Calvin Jamison will chair the advisory board. He said he has great anticipation the new Multicultural Alumni Advisory Board will help Virginia Tech achieve its current diversity initiatives, and develop new ones.

”It is important that the university engages all cultures as it advances among institutions nationally,” said Jamison. “Virginia Tech’s aspiration to be an even greater university can only be achieved by the inclusion of all people in the process.”

“I graduated in the Class of 1970, which affords me a greater appreciation of the early challenges for people of color at the university,” said Marguerite Harper Scott, who was one of the first six African American women admitted to Virginia Tech. “I can see how far we have come, and how far we can go. I joined this advisory board hoping the university will benefit from our past experiences.”

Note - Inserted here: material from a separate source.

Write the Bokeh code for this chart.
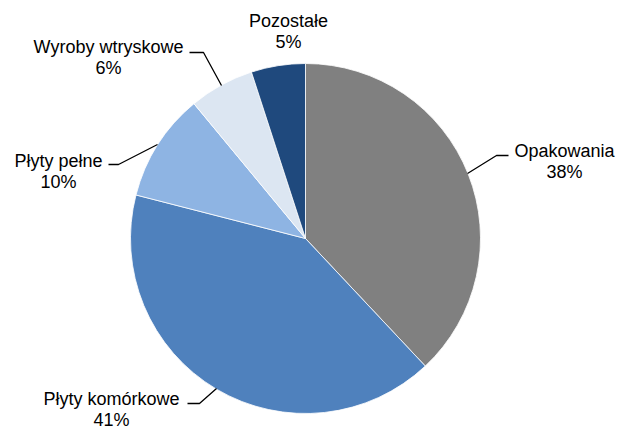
import numpy as np
from bokeh.plotting import figure
from bokeh.models import Range1d, ColumnDataSource
from bokeh.core.properties import value
from bokeh.embed import file_html
from bokeh.resources import INLINE

# data
categories = ["Opakowania", "Płyty komórkowe", "Płyty pełne", "Wyroby wtryskowe", "Pozostałe"]
shares = [38, 41, 10, 6, 5]
colors = ["#808080", "#4F81BD", "#8EB4E3", "#DCE6F2", "#1F497D"]

# layout (picture pixel coordinates, y measured from top)
W, H = 617, 428
cx, cy, r = 305, 238, 175
label_pos = [(564, 150), (111, 398), (58, 160), (108, 46), (288, 20)]
leaders = [
    [(467, 173), (496, 155), (508, 155)],
    [(216, 388), (199, 403), (187, 403)],
    [(157, 144), (118, 164), (108, 164)],
    [(221, 85), (203, 52), (189, 52)],
    None,
]

def Y(y):
    return H - y

p = figure(width=W, height=H, output_backend="svg", toolbar_location=None,
           x_range=Range1d(0, W), y_range=Range1d(0, H),
           min_border=0, outline_line_color=None)
p.axis.visible = False
p.grid.visible = False
p.background_fill_color = "white"
p.border_fill_color = "white"

total = float(sum(shares))
frac = np.array(shares) / total
ends = np.pi / 2 - 2 * np.pi * np.cumsum(frac)
starts = np.concatenate([[np.pi / 2], ends[:-1]])

src = ColumnDataSource(dict(start=starts, end=ends, color=colors))
p.wedge(x=cx, y=Y(cy), radius=r, start_angle="start", end_angle="end",
        direction="clock", fill_color="color", line_color="white", line_width=0.8,
        source=src)

for seg in leaders:
    if seg is None:
        continue
    p.line([s[0] for s in seg], [Y(s[1]) for s in seg], line_color="black", line_width=1.3)

names_x = [lp[0] for lp in label_pos]
names_y = [Y(lp[1]) for lp in label_pos]
pct_y = [Y(lp[1] + 21) for lp in label_pos]
pct = [f"{round(f * 100):.0f}%" for f in frac]

p.text(x=names_x, y=names_y, text=categories, text_align="center", text_baseline="middle",
       text_font=value("Liberation Sans"), text_font_size="18px", text_color="black")
p.text(x=names_x, y=pct_y, text=pct, text_align="center", text_baseline="middle",
       text_font=value("Liberation Sans"), text_font_size="18px", text_color="black")

open("out.html", "w").write(file_html(p, INLINE))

Founded in 1872 as a land-grant college, Virginia Tech is the most comprehensive university in the Commonwealth of Virginia and is among the top research universities in the nation. Today, Virginia Tech’s eight colleges are dedicated to quality, innovation, and results through teaching, research, and outreach activities. At its 2,600-acre main campus located in Blacksburg and other campus centers in Northern Virginia, Southwest Virginia, Hampton Roads, Richmond, and Roanoke, Virginia Tech enrolls more than 28,000 undergraduate and graduate students from all 50 states and more than 100 countries in 180 academic degree programs.